Requirement:
Go through the material below and copy each line where the word "matplotlib" appears.

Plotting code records
_ _ _ _

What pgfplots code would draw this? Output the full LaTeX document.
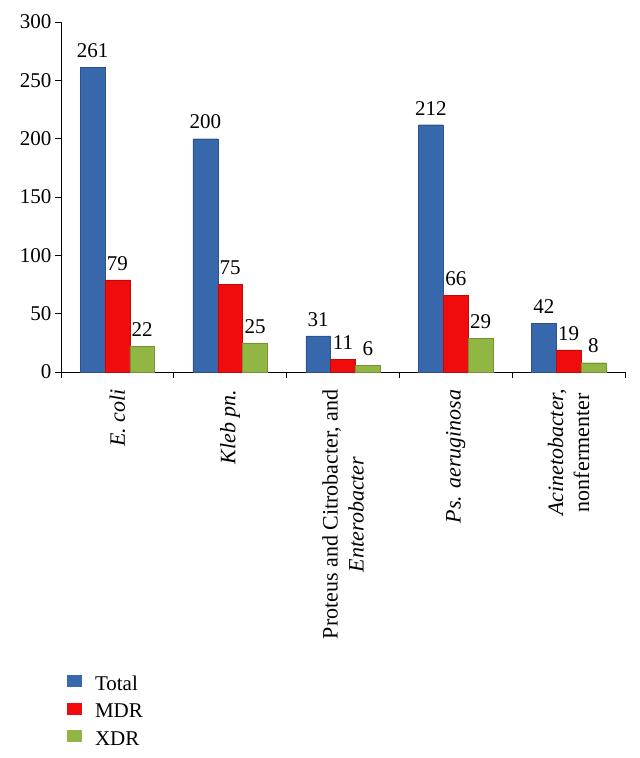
\documentclass[border=0pt]{standalone}
\usepackage{pgfplots}
\pgfplotsset{compat=1.18}
\usepackage{fontspec}
\setmainfont{Liberation Serif}
\definecolor{cblue}{RGB}{56,104,172}
\definecolor{cred}{RGB}{240,12,12}
\definecolor{cgreen}{RGB}{146,182,68}
\begin{document}
\begin{tikzpicture}
\begin{axis}[
  scale only axis,
  width=564pt, height=350pt,
  xmin=-0.5, xmax=4.5,
  ymin=0, ymax=300,
  ytick={0,50,...,300},
  axis x line*=bottom, axis y line*=left,
  axis line style={black, line width=0.8pt},
  xtick={0,1,2,3,4},
  xticklabels={{\textit{E. coli}},{\textit{Kleb pn.}},{Proteus and Citrobacter, and\\\textit{Enterobacter}},{\textit{Ps. aeruginosa}},{\textit{Acinetobacter,}\\nonfermenter}},
  major x tick style={draw=none},
  minor xtick={-0.5,0.5,...,4.5},
  minor x tick style={black, line width=0.8pt},
  minor tick length=6pt,
  major tick length=6pt,
  tick align=outside,
  y tick style={black, line width=0.8pt},
  x tick label style={rotate=90, anchor=east, align=center, font=\fontsize{22}{26}\selectfont, xshift=-8pt},
  y tick label style={font=\fontsize{21}{24}\selectfont},
  /pgf/number format/assume math mode=true,
  ybar=0pt, bar width=0.22,
  nodes near coords,
  nodes near coords style={font=\fontsize{21}{24}\selectfont, yshift=6pt},
  every node near coord/.append style={/pgf/number format/assume math mode=true},
  legend style={at={(0.005,-0.85)}, anchor=north west, draw=none, font=\fontsize{21}{24}\selectfont, row sep=6pt},
  legend cell align=left,
  legend image code/.code={\path[fill=none, draw=none] (0,0) rectangle (26pt,12pt); \fill[#1, draw=none, overlay] (0,-3pt) rectangle (15pt,9pt);},
]
\addplot[fill=cblue, draw=cblue!80!black, line width=0.3pt] coordinates {(0,261) (1,200) (2,31) (3,212) (4,42)};
\addplot[fill=cred, draw=cred!80!black, line width=0.3pt] coordinates {(0,79) (1,75) (2,11) (3,66) (4,19)};
\addplot[fill=cgreen, draw=cgreen!80!black, line width=0.3pt] coordinates {(0,22) (1,25) (2,6) (3,29) (4,8)};
\legend{Total, MDR, XDR}
\coordinate (o) at (rel axis cs:0,0);
\end{axis}
\path (o) ++(-61pt,-386pt) rectangle ++(640pt,758pt);
\end{tikzpicture}
\end{document}
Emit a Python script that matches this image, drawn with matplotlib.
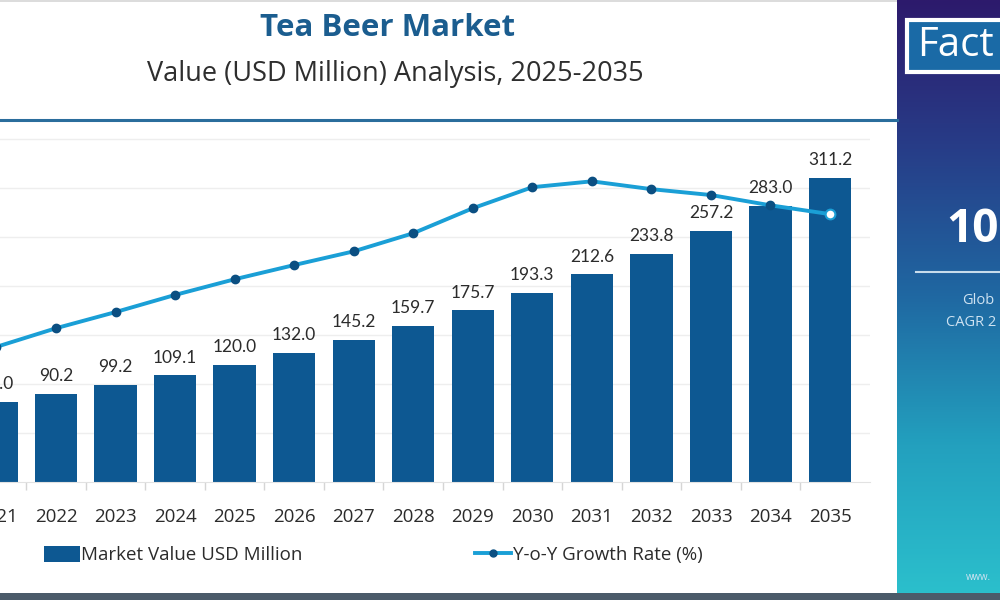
import numpy as np
import matplotlib
matplotlib.use("Agg")
import matplotlib.pyplot as plt
from matplotlib.patches import Rectangle, Patch
from matplotlib.lines import Line2D
from matplotlib.colors import LinearSegmentedColormap

plt.rcParams['font.family'] = ['Open Sans', 'DejaVu Sans']

years = ['2021', '2022', '2023', '2024', '2025', '2026', '2027', '2028',
         '2029', '2030', '2031', '2032', '2033', '2034', '2035']
market_value = [82.0, 90.2, 99.2, 109.1, 120.0, 132.0, 145.2, 159.7,
                175.7, 193.3, 212.6, 233.8, 257.2, 283.0, 311.2]
growth_rate = [2.76, 3.14, 3.47, 3.82, 4.14, 4.43, 4.71, 5.08,
               5.59, 6.02, 6.14, 5.98, 5.86, 5.65, 5.47]

title = "Tea Beer Market"
subtitle = "Value (USD Million) Analysis, 2025-2035"
legend_bar = "Market Value USD Million"
legend_line = "Y-o-Y Growth Rate (%)"
panel_logo = "Fact"
panel_value = "10"
panel_line1 = "Glob"
panel_line2 = "CAGR 2"
panel_web = "www."

BAR = '#0d5892'
LINE = '#1a9fd6'
MARK = '#0b4f82'
TXT = '#2b2b2b'

fig = plt.figure(figsize=(10, 6), dpi=100)
W, H = 1000, 600

# background / decoration layer
bg = fig.add_axes([0, 0, 1, 1], zorder=0)
bg.set_xlim(0, W)
bg.set_ylim(H, 0)
bg.axis('off')

# right gradient panel
cmap = LinearSegmentedColormap.from_list('p', ['#2d1a6c', '#273d88', '#1f68a2', '#23a0be', '#2bbfcc'])
grad = np.linspace(0, 1, 256).reshape(-1, 1)
bg.imshow(grad, cmap=cmap, extent=(897, 1000, 593, 0), aspect='auto', zorder=1)
# Fact box
bg.add_patch(Rectangle((907, 20), 110, 52, facecolor='#1a6aa6', edgecolor='white', lw=3, zorder=2))
bg.text(917, 46, panel_logo, color='white', fontsize=29, va='center', ha='left', zorder=3)
bg.text(946, 230, panel_value, color='white', fontsize=33, fontweight='bold', va='center', ha='left', zorder=3)
bg.plot([916, 1000], [272, 272], color='#c8dcec', lw=1.5, zorder=3)
bg.text(962, 301, panel_line1, color='#cfe3f2', fontsize=10.5, va='center', ha='left', zorder=3)
bg.text(946, 323, panel_line2, color='#cfe3f2', fontsize=10.5, va='center', ha='left', zorder=3)
bg.text(966, 578, panel_web, color='#cfe3f2', fontsize=7, va='center', ha='left', zorder=3)

# frame strips
bg.add_patch(Rectangle((0, 593), 1000, 7, facecolor='#4b5b6a', edgecolor='none', zorder=2))
bg.add_patch(Rectangle((0, 0), 897, 2, facecolor='#dcdcdc', edgecolor='none', zorder=2))
bg.plot([0, 897], [119.5, 119.5], color='#2a6d9c', lw=2.2, zorder=2)

# header
bg.text(388, 28, title, color='#1b5d8f', fontsize=22.5, fontweight='bold', ha='center', va='center')
bg.text(395, 74, subtitle, color='#2e2e2e', fontsize=19.5, ha='center', va='center')

# chart axes: pixel x from -30 to 870, y from 125 to 482
x0_px, x1_px = -30, 870
ytop_px, ybot_px = 125, 482
ax = fig.add_axes([x0_px / W, 1 - ybot_px / H, (x1_px - x0_px) / W, (ybot_px - ytop_px) / H], zorder=2)
ax.patch.set_alpha(0)
step = 59.54
c0 = -3.54
ax.set_xlim((x0_px - c0) / step, (x1_px - c0) / step)
ymax = 365.5
ax.set_ylim(0, ymax)

x = np.arange(len(years))
bars = ax.bar(x, market_value, width=0.71, color=BAR, zorder=2)
anns = ax.bar_label(bars, labels=[f"{v:.1f}" for v in market_value], padding=7,
                    fontsize=12.5, color=TXT, family=['Lato', 'DejaVu Sans'])
for a in anns:
    a.set_annotation_clip(False)

gmax = 7.29
ax.set_yticks(np.arange(1, 8) * ymax / gmax)
ax.yaxis.grid(True, color='#eeeeee', lw=1, zorder=0)
ax.set_axisbelow(True)
ax.tick_params(axis='y', left=False, labelleft=False)
ax.set_xticks(x)
ax.set_xticklabels(years, fontsize=13.5, color=TXT)
ax.tick_params(axis='x', length=0, pad=19)
ax.set_xticks(x[:-1] + 0.5, minor=True)
ax.tick_params(axis='x', which='minor', length=6, color='#d5d5d5', width=1)
for s in ['top', 'right', 'left']:
    ax.spines[s].set_visible(False)
ax.spines['bottom'].set_color('#e2e2e2')

ax2 = ax.twinx()
ax2.set_ylim(0, gmax)
ax2.axis('off')
ax2.plot(x, growth_rate, color=LINE, lw=2.8, marker='o', ms=6,
         mfc=MARK, mec=MARK, zorder=3, clip_on=False)
ax2.plot(x[-1:], growth_rate[-1:], ls='none', marker='o', ms=7, mfc='white', mec=LINE, mew=1.5, zorder=4)

handles = [Patch(facecolor=BAR, edgecolor='none'),
           Line2D([0], [0], color=LINE, lw=2.8, marker='o', ms=5, mfc=MARK, mec=MARK)]
fig.legend(handles, [legend_bar, legend_line], loc='center left',
           bbox_to_anchor=(27 / W, 1 - 555 / H), ncol=2, frameon=False,
           fontsize=13.5, handlelength=1.9, handleheight=1.0, handletextpad=0.1,
           columnspacing=9.2, labelcolor=TXT)

fig.savefig('out.png', dpi=100)
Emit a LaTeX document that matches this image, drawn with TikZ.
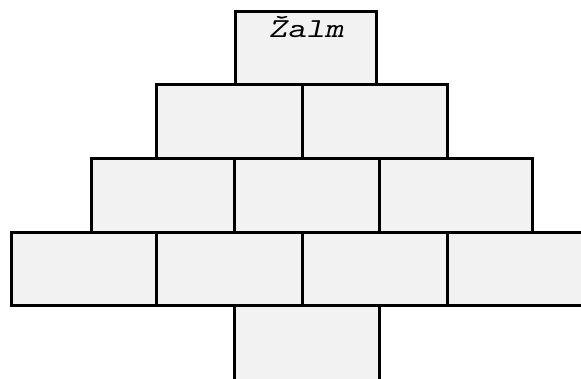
\documentclass[tikz,border=0pt]{standalone}
\usepackage{fontspec}
\usepackage{graphicx}
\begin{document}
\begin{tikzpicture}[x=1pt,y=-1pt,
  brick/.style={draw=black, fill=brickfill, line width=3pt, line join=miter}]
\definecolor{brickfill}{HTML}{F2F2F2}
\useasboundingbox (0,0) rectangle (581,378);
\clip (0,0) rectangle (581,378);
% row 1
\draw[brick] (235.5,11) rectangle (376,84);
% row 2
\draw[brick] (156,84) rectangle (302,158);
\draw[brick] (302,84) rectangle (447,158);
% row 3
\draw[brick] (91,158) rectangle (234,232);
\draw[brick] (234,158) rectangle (379,232);
\draw[brick] (379,158) rectangle (532,232);
% row 4
\draw[brick] (11,232) rectangle (156,305.5);
\draw[brick] (156,232) rectangle (302,305.5);
\draw[brick] (302,232) rectangle (447,305.5);
\draw[brick] (447,232) rectangle (600,305.5);
% row 5
\draw[brick] (234,305.5) rectangle (379,400);
\node[anchor=base, inner sep=0pt, font=\ttfamily\slshape\fontsize{27.5}{29}\selectfont] (title) at (306,37.7) {\scalebox{1.3}[1]{Žalm}};
\end{tikzpicture}
\end{document}
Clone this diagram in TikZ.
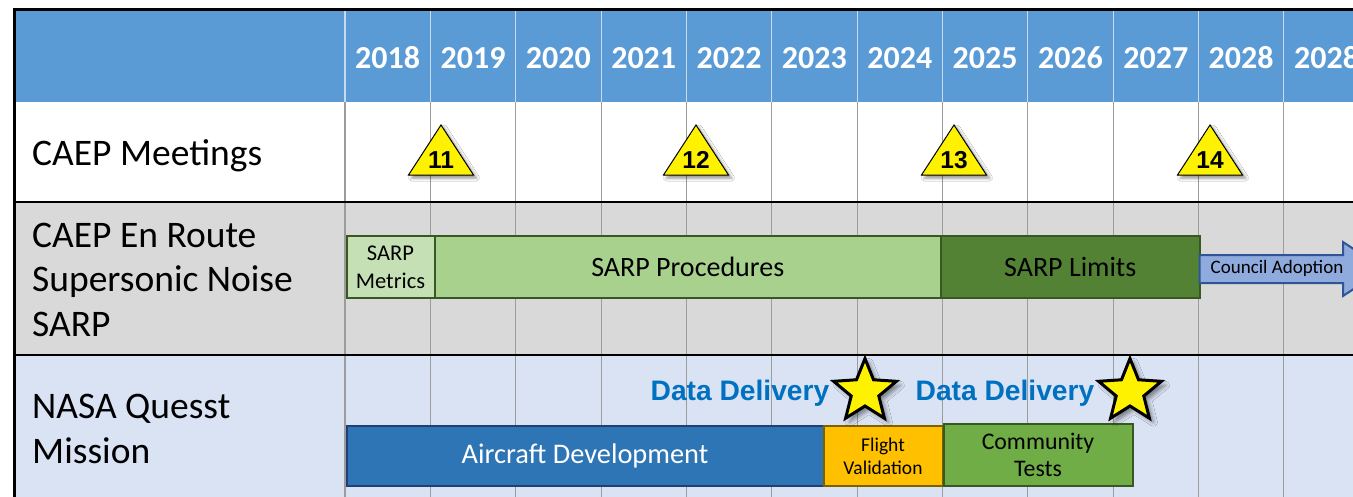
\documentclass[tikz,border=0pt]{standalone}
\usepackage{fontspec}
\setmainfont{Carlito}
\newfontfamily\arialfont{Liberation Sans}
\usetikzlibrary{calc,shadows.blur}

\definecolor{hdrblue}{HTML}{5B9BD5}
\definecolor{hdrsep}{HTML}{C9DAF0}
\definecolor{gridgray}{HTML}{9C9C9C}
\definecolor{sarpbg}{HTML}{D9D9D9}
\definecolor{nasabg}{HTML}{DAE3F3}
\definecolor{metricsfill}{HTML}{C5E0B4}
\definecolor{procfill}{HTML}{A9D18E}
\definecolor{limitsfill}{HTML}{548235}
\definecolor{greenline}{HTML}{385723}
\definecolor{acfill}{HTML}{2E75B6}
\definecolor{acline}{HTML}{213F73}
\definecolor{flightfill}{HTML}{FFC000}
\definecolor{flightline}{HTML}{7F6000}
\definecolor{commfill}{HTML}{70AD47}
\definecolor{councilfill}{HTML}{8FAADC}
\definecolor{councilline}{HTML}{2F5597}
\definecolor{deliveryblue}{HTML}{0070C0}

\tikzset{
  yearlabel/.style={text=white, font=\fontsize{32}{36}\selectfont\bfseries, anchor=base, inner sep=0},
  rowlabel/.style={font=\fontsize{37.5}{44.5}\selectfont, anchor=base west, align=left, inner sep=0},
  gridline/.style={draw=gridgray, line width=1.1pt},
  hdrline/.style={draw=hdrsep, line width=1.1pt},
  rowline/.style={draw=black, line width=1.8pt},
  meettri/.style={fill=yellow, draw=black, line width=1pt, line join=miter,
    blur shadow={shadow xshift=3pt, shadow yshift=-3pt, shadow blur radius=3pt, shadow opacity=45}},
  meetnum/.style={font=\arialfont\fontsize{24.5}{28}\selectfont\bfseries, anchor=base, inner sep=0},
  bar/.style={anchor=north west, inner sep=0, outer sep=0, line width=2pt, align=center},
  deliverytext/.style={text=deliveryblue, font=\arialfont\fontsize{28.2}{30}\selectfont\bfseries, anchor=base, inner sep=0},
  starpath/.style={fill=yellow, draw=black, line width=3pt, line join=miter,
    blur shadow={shadow xshift=4pt, shadow yshift=-4pt, shadow blur radius=4pt, shadow opacity=45}},
}

\begin{document}
\begin{tikzpicture}[x=1pt, y=-1pt]
\useasboundingbox (0,0) rectangle (1353,496);
\begin{scope}
\clip (0,0) rectangle (1353,496);

% row backgrounds
\fill[hdrblue] (14,10) rectangle (1360,102);
\fill[white] (14,102) rectangle (1360,202);
\fill[sarpbg] (14,202) rectangle (1360,355);
\fill[nasabg] (14,355) rectangle (1360,500);

% year columns
\foreach \i in {0,...,11} {
  \draw[hdrline] ({345+85.35*\i},10) -- ({345+85.35*\i},102);
  \draw[gridline] ({345+85.35*\i},102) -- ({345+85.35*\i},500);
}
\foreach \yr [count=\i from 0] in {2018,2019,2020,2021,2022,2023,2024,2025,2026,2027,2028,2028} {
  \node[yearlabel] (yr\i) at ({345+85.35*(\i+0.5)},68) {\yr};
}

% row separators and frame
\draw[rowline] (14,202) -- (1360,202);
\draw[rowline] (14,355) -- (1360,355);
\draw[draw=black, line width=3pt] (1360,9.5) -- (14,9.5) -- (14,500);

% row titles (base anchor sits on the last line)
\node[rowlabel] (meetings) at (32,165) {CAEP Meetings};
\node[rowlabel] (sarp) at (32,336) {CAEP En Route\\Supersonic Noise\\SARP};
\node[rowlabel] (quesst) at (32,463) {NASA Quesst\\Mission};

% CAEP meetings
\foreach \cx/\n in {441/11, 696/12, 954/13, 1210/14} {
  \filldraw[meettri] (\cx-32.5,175) -- (\cx,125) -- (\cx+32.5,175) -- cycle;
  \node[meetnum] (meet\n) at (\cx,168.5) {\n};
}

% SARP phases
\node[bar, fill=metricsfill, draw=greenline, minimum width=88pt, minimum height=62pt,
  font=\fontsize{22.5}{28}\selectfont] (metrics) at (346.5,236) {SARP\\Metrics};
\node[bar, fill=procfill, draw=greenline, minimum width=506.5pt, minimum height=62pt,
  font=\fontsize{28}{30}\selectfont] (procedures) at (434.5,236) {SARP Procedures};
\node[bar, fill=limitsfill, draw=greenline, minimum width=258.5pt, minimum height=62pt,
  font=\fontsize{28}{30}\selectfont] (limits) at (941,236) {SARP Limits};

% council adoption arrow
\draw[fill=councilfill, draw=councilline, line width=2pt, line join=miter]
  (limits.east |- 0,255) -- (1343,255) -- (1343,242) -- (1384,269) -- (1343,296)
  -- (1343,283) -- (limits.east |- 0,283) -- cycle;
\node[anchor=base, inner sep=0, font=\fontsize{19}{22}\selectfont] (council) at (1277,273) {Council Adoption};

% Quesst mission phases
\node[bar, fill=acfill, draw=acline, text=white, minimum width=477pt, minimum height=60pt,
  font=\fontsize{28.4}{30}\selectfont] (aircraft) at (346.5,426) {Aircraft Development};
\node[bar, fill=flightfill, draw=flightline, minimum width=119pt, minimum height=60pt,
  font=\fontsize{19.5}{23}\selectfont] (flight) at (823.5,426) {Flight\\Validation};
\node[bar, fill=commfill, draw=greenline, minimum width=189pt, minimum height=62pt,
  font=\fontsize{23.8}{27.5}\selectfont] (community) at (943.5,424) {Community\\Tests};

% data deliveries, each marked by a five-pointed star (y axis points down)
\node[deliverytext] (delivery1) at (740,400) {Data Delivery};
\node[deliverytext] (delivery2) at (1005,400) {Data Delivery};
\coordinate (star1) at (865,391.5);
\coordinate (star2) at (1130,391.5);
\foreach \s in {star1, star2} {
  \filldraw[starpath] ($(\s)+(270:33)$)
    \foreach \k in {0,...,4} { -- ($(\s)+(306+72*\k:14.5)$) -- ($(\s)+(342+72*\k:33)$) } -- cycle;
}
\end{scope}
\end{tikzpicture}
\end{document}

_ _ _ _

Exercise answer:
Emit a Python script that matches this image, drawn with matplotlib.
import matplotlib
matplotlib.use("Agg")
import matplotlib.pyplot as plt
from matplotlib.patches import Rectangle, Patch
from matplotlib.lines import Line2D
from matplotlib.colors import LinearSegmentedColormap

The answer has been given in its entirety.